>There is no doubt in his mind that Pogačar is the best rider who ever lived, Michael Woods told Cycling Weekly last week.
>Comparing the landscape in which the two riders have raced makes the comparison even more stark, multiple Grand Tour stage winner Woods, who at 39 is retiring from Israel-Premier Tech at the end of this season, explained.
>"Merckx was competing when there were only four billion people on the planet," he said. "And only four countries were good at it… and there were guys he was racing against who were still working.
>These days, that figure of four billion has grown – slightly alarmingly in such as short period of time – to a shade over eight billion.
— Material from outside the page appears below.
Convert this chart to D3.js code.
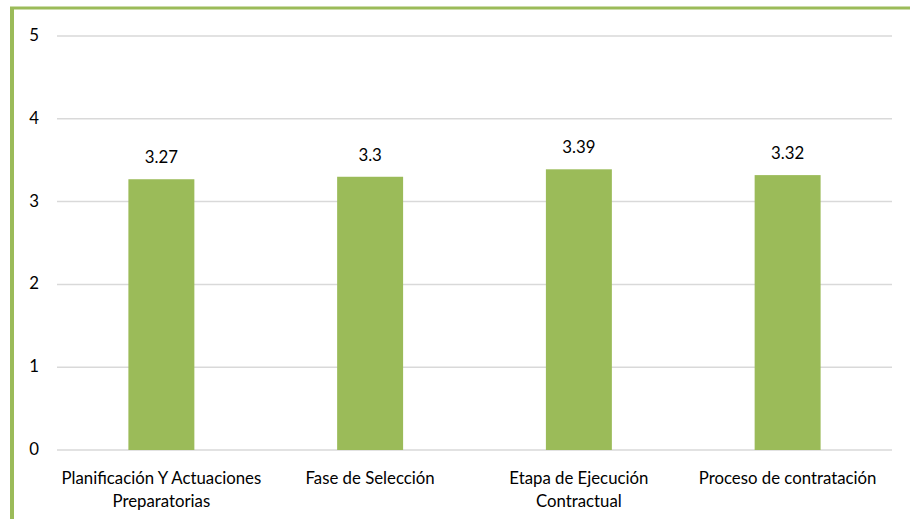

>"The fact that Pogačar's as good as he is with this level of depth, with this pool of talent that's being drawn from, it's vastly superior, vastly superior," the Canadian surmised.
>"It becomes not as fun when you have less of an opposition, so I certainly believe. So I don't foresee Pogačar racing into his late-30s. But, you never know. Like, he doesn't need to. He can stop tomorrow. And in my mind, he's the greatest cyclist that's ever lived."
>"You even saw it with [Peter] Sagan," Woods added. "Sagan just got bored. You could tell he was just doing it as a job. And when you're an athlete like Pogačar and Sagan… these guys want to be pushing the limits and testing themselves."